Er bestaat nog een tweede Belgisch-Nederlandse versie, ook met 'in bekoring'. In Nederland waren er ook protestantse en katholieke versies met, geloof ik, "verzoeking", maar dit wordt in België niet gebruikt op een misschien zeldzame uitzondering na.

"Verzoeking" is alleszins een woord dat hier extreem verouderd klinkt en in de gewone taal nooit gebruikt wordt. 

Er bestaat een site over het Onze Vader en nu zie ik dat er in Nederland een 'Grootnieuws Bijbel 1989' nieuwe variant bestaat waar de bewuste zin vertaald wordt 'en stel ons niet op de proef'!!! Lijkt bijna niet meer op een ritueel gebed maar op een praatje in de kroeg.


----------



## sanne78

jacquesvd said:


> "Verzoeking" is alleszins een woord dat hier extreem verouderd klinkt en in de gewone taal nooit gebruikt wordt.


 
"Verzoeking" wordt, voor zover ik weet, in Nederland ook niet gebruikt, afgezien dan van in "Het Onze Vader".


to fall into temptation = "*in verleiding komen*" OK, maar..

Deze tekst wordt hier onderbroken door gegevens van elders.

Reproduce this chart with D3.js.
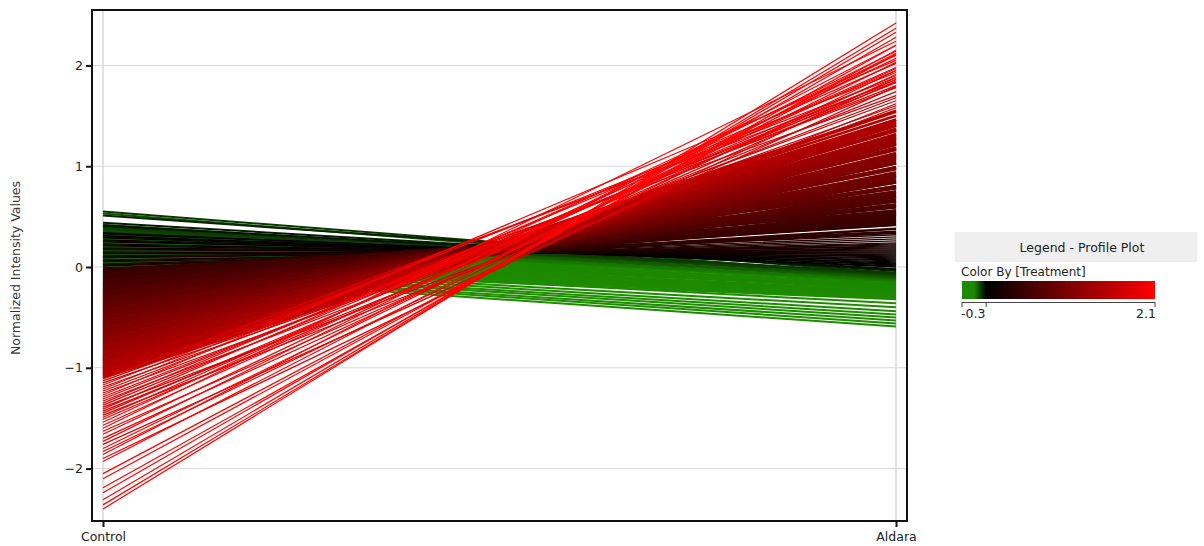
<!DOCTYPE html>
<html><head><meta charset="utf-8">
<script src="https://cdn.jsdelivr.net/npm/d3@7"></script>
<style>body{margin:0;background:#fff;} svg{display:block;font-family:"DejaVu Sans",sans-serif;}</style>
</head><body>
<svg id="c" width="1204" height="546"></svg>
<script>
const conditions = ["Control", "Aldara"];
// near-zero profiles (Aldara ~ 0)
const controlBlack = [0.34,0.33,0.31,0.30,0.29,0.27,0.26,0.25,0.23,0.22,0.21,0.19,0.18,0.17,0.15,0.14,0.13,0.11,0.10,0.09,0.07,0.06,0.05,0.03,0.02,0.01,-0.01,-0.02,-0.02,-0.03];
const aldaraBlack  = [0.00,0.02,0.01,0.04,0.03,0.06,0.05,0.08,0.07,0.10,0.09,0.12,0.11,0.14,0.13,0.16,0.15,0.18,0.17,0.20,0.19,0.22,0.21,0.24,0.23,0.26,0.28,0.30,0.32,0.34];
// down-regulated profiles (Aldara below zero)
const controlGreen = [0.55,0.53,0.51,0.44,0.42,0.41,
 0.40,0.39,0.38,0.37,0.36,0.35,0.34,0.33,0.32,0.31,
 0.30,0.29,0.28,0.27,0.26,0.25,0.24,0.23,0.22,0.21,
 0.20,0.19,0.18,0.17,0.16,0.15,0.14,0.13,0.12,0.11,
 0.10,0.09,0.08,0.07,0.06,0.05,0.04,0.03,0.02,0.01,
 0.06,0.04,0.03,0.01,0.00,-0.02,-0.03,-0.05];
const aldaraGreen = [-0.06,-0.09,-0.04,-0.03,-0.07,-0.02,
 -0.06,-0.09,-0.07,-0.11,-0.08,-0.12,-0.10,-0.14,-0.11,-0.15,
 -0.13,-0.16,-0.14,-0.18,-0.15,-0.19,-0.17,-0.20,-0.18,-0.21,
 -0.19,-0.22,-0.20,-0.24,-0.21,-0.25,-0.23,-0.26,-0.24,-0.27,
 -0.25,-0.28,-0.26,-0.29,-0.27,-0.30,-0.28,-0.31,-0.29,-0.32,
 -0.36,-0.40,-0.44,-0.47,-0.50,-0.53,-0.56,-0.59];
// up-regulated profiles, dense band
const controlRed = [-0.03,-0.04,-0.05,-0.06,-0.07,-0.08,-0.09,-0.10,-0.11,-0.12,
 -0.13,-0.14,-0.15,-0.16,-0.17,-0.18,-0.19,-0.20,-0.21,-0.22,
 -0.23,-0.24,-0.25,-0.26,-0.27,-0.28,-0.29,-0.30,-0.31,-0.32,
 -0.33,-0.34,-0.35,-0.36,-0.37,-0.38,-0.39,-0.40,-0.41,-0.42,
 -0.43,-0.44,-0.45,-0.46,-0.47,-0.48,-0.49,-0.50,-0.51,-0.52,
 -0.53,-0.54,-0.55,-0.56,-0.57,-0.58,-0.59,-0.60,-0.61,-0.62,
 -0.63,-0.64,-0.65,-0.66,-0.67,-0.68,-0.69,-0.70,-0.71,-0.72,
 -0.73,-0.74,-0.75,-0.76,-0.77,-0.78,-0.79,-0.80,-0.81,-0.82,
 -0.83,-0.84,-0.85,-0.86,-0.87,-0.88,-0.89,-0.90,-0.91,-0.92,
 -0.93,-0.94,-0.95,-0.96,-0.97,-0.98,-0.99,-1.00,-1.01,-1.02,
 -1.03,-1.04,-1.05,-1.06,-1.07,-1.08,-1.09,-1.10];
const aldaraRed = [0.44,0.35,0.42,0.34,0.51,0.42,0.48,0.38,0.50,0.43,
 0.56,0.47,0.52,0.46,0.61,0.52,0.60,0.47,0.59,0.54,
 0.65,0.53,0.70,0.62,0.67,0.56,0.69,0.62,0.75,0.66,
 0.71,0.65,0.80,0.71,0.79,0.66,0.78,0.73,0.84,0.72,
 0.89,0.80,0.86,0.75,0.87,0.80,0.93,0.85,0.90,0.84,
 0.99,0.90,0.98,0.85,0.97,0.92,1.03,0.91,1.08,0.99,
 1.05,0.94,1.06,0.99,1.12,1.03,1.08,1.03,1.18,1.09,
 1.17,1.04,1.16,1.11,1.22,1.10,1.27,1.18,1.24,1.13,
 1.25,1.18,1.31,1.22,1.27,1.21,1.36,1.28,1.36,1.23,
 1.35,1.30,1.41,1.29,1.46,1.37,1.43,1.32,1.44,1.37,
 1.50,1.41,1.46,1.40,1.55,1.46,1.54,1.42];
// up-regulated profiles, sparse strong ones
const controlHigh = [-1.49,-1.47,-1.45,-1.43,-1.41,-1.39,-1.37,-1.35,-1.33,-1.31,
 -1.29,-1.27,-1.25,-1.23,-1.21,-1.19,-1.17,-1.15,-1.13,-1.11,
 -1.93,-1.90,-1.86,-1.83,-1.80,-1.76,-1.73,-1.70,-1.66,-1.63,-1.60,-1.57,-1.54,-1.51,
 -2.40,-2.36,-2.31,-2.24,-2.19,-2.10,-2.05];
const aldaraHigh = [1.98,1.62,1.90,1.74,2.02,1.58,1.86,1.95,1.68,1.83,
 1.80,2.05,1.65,1.78,1.93,1.60,1.88,1.55,1.70,1.84,
 2.12,1.88,2.20,1.95,2.03,1.79,2.14,1.91,2.07,1.84,2.24,1.97,2.10,1.86,
 2.42,2.37,2.33,2.28,2.20,2.15,2.11];
const yTicks = [-2, -1, 0, 1, 2];
const legendTicks = [-0.3, 0, 2.1];
const legendLabels = ["-0.3", "", "2.1"];
const colorStops = [-0.3, -0.15, 0, 2.1];
const colorHues = ["#1e8c00", "#1b8800", "#000000", "#ff0000"];

const svg = d3.select("#c");
const L = 92, R = 907, T = 10, B = 521;
const x = d3.scalePoint().domain(conditions).range([103, 896]);
const y = d3.scaleLinear().domain([-2.52, 2.55]).range([B, T]);
const color = d3.scaleLinear().domain(colorStops).range(colorHues).clamp(true);

// grid
svg.append("g").selectAll("line").data(yTicks).join("line")
  .attr("x1", L).attr("x2", R).attr("y1", d => y(d)).attr("y2", d => y(d))
  .attr("stroke", "#d9d9d9").attr("stroke-width", 1);
svg.append("g").selectAll("line").data(conditions).join("line")
  .attr("x1", d => x(d)).attr("x2", d => x(d)).attr("y1", T).attr("y2", B)
  .attr("stroke", "#d9d9d9").attr("stroke-width", 1.5);

// profiles
const groups = [
  {c: controlGreen, a: aldaraGreen, w: 2},
  {c: controlBlack, a: aldaraBlack, w: 1.3},
  {c: controlRed, a: aldaraRed, w: 2.6},
  {c: controlHigh, a: aldaraHigh, w: 1.2}
];
svg.append("clipPath").attr("id", "clip").append("rect")
  .attr("x", L).attr("y", T).attr("width", R - L).attr("height", B - T);
const line = d3.line().x((d, i) => x(conditions[i])).y(d => y(d));
const plot = svg.append("g").attr("clip-path", "url(#clip)");
groups.forEach(g => {
  const prof = g.c.map((c, i) => [c, g.a[i]]).sort((p, q) => p[1] - q[1]);
  plot.append("g").selectAll("path").data(prof).join("path")
    .attr("d", d => line(d)).attr("fill", "none")
    .attr("stroke", d => color(d[1])).attr("stroke-width", g.w);
});

// frame
svg.append("rect").attr("x", L).attr("y", T).attr("width", R - L).attr("height", B - T)
  .attr("fill", "none").attr("stroke", "#111").attr("stroke-width", 2);

// axes
const ya = svg.append("g").attr("transform", `translate(${L - 1},0)`)
  .call(d3.axisLeft(y).tickValues(yTicks).tickSize(5).tickSizeOuter(0).tickFormat(d3.format("d")));
ya.select(".domain").remove();
ya.selectAll("line").attr("stroke", "#111").attr("stroke-width", 2);
ya.selectAll("text").attr("font-size", 12.5).attr("fill", "#222").attr("font-family", "DejaVu Sans");
const xa = svg.append("g").attr("transform", `translate(0,${B + 1})`)
  .call(d3.axisBottom(x).tickSize(5).tickSizeOuter(0));
xa.select(".domain").remove();
xa.selectAll("line").attr("stroke", "#111").attr("stroke-width", 2);
xa.selectAll("text").attr("font-size", 12.5).attr("fill", "#222").attr("font-family", "DejaVu Sans").attr("dy", "0.85em");

svg.append("text").attr("transform", "translate(20,268) rotate(-90)")
  .attr("text-anchor", "middle").attr("font-size", 12.5).attr("fill", "#333")
  .text("Normalized Intensity Values");

// legend
svg.append("rect").attr("x", 955).attr("y", 232).attr("width", 242).attr("height", 30).attr("fill", "#efefef");
svg.append("text").attr("x", 1082).attr("y", 251.5).attr("text-anchor", "middle")
  .attr("font-size", 12.5).attr("fill", "#222").text("Legend - Profile Plot");
svg.append("text").attr("x", 961).attr("y", 276).attr("font-size", 12).attr("fill", "#222").text("Color By [Treatment]");
const lx = d3.scaleLinear().domain([-0.3, 2.1]).range([962, 1155]);
const grad = svg.append("defs").append("linearGradient").attr("id", "lg")
  .attr("x1", "0%").attr("x2", "100%");
colorStops.forEach(v => grad.append("stop")
  .attr("offset", ((lx(v) - 962) / (1155 - 962) * 100) + "%").attr("stop-color", color(v)));
svg.append("rect").attr("x", 962).attr("y", 281).attr("width", 193).attr("height", 18).attr("fill", "url(#lg)");
svg.append("line").attr("x1", 962).attr("x2", 1155).attr("y1", 302.5).attr("y2", 302.5).attr("stroke", "#444");
svg.append("g").selectAll("line").data(legendTicks).join("line")
  .attr("x1", d => lx(d)).attr("x2", d => lx(d)).attr("y1", 302).attr("y2", 307).attr("stroke", "#444");
svg.append("g").selectAll("text").data(legendTicks).join("text")
  .attr("x", (d, i) => i === 0 ? 961 : 1156)
  .attr("text-anchor", (d, i) => i === 0 ? "start" : "end")
  .attr("y", 318).attr("font-size", 12.5).attr("fill", "#222")
  .text((d, i) => legendLabels[i]);
</script>
</body></html>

...als je googlet op "fall into temptation", vind je bijna alleen maar religieuze teksten, etc.
Misschien dat je die gevallen een andere uitdrukking moet gebruiken...?
Encolpius zou eigenlijk de kontext moeten aangeven van "fall into temptation", niet soms?


----------



## jacquesvd

sanne78 said:


> "
> to fall into temptation = "*in verleiding komen*" OK, maar..
> 
> ...als je googlet op "fall into temptation", vind je bijna alleen maar religieuze teksten, etc.
> Misschien dat je die gevallen een andere uitdrukking moet gebruiken...?
> Encolpius zou eigenlijk de kontext moeten aangeven van "fall into temptation", niet soms?


 
Ja, vind ik ook want 'in de verleiding komen' is perfect Nederlands maar in sommige constructies zal toch de voorkeur gegeven worden aan '...verleid worden...' en dat hangt m.i. van de context af.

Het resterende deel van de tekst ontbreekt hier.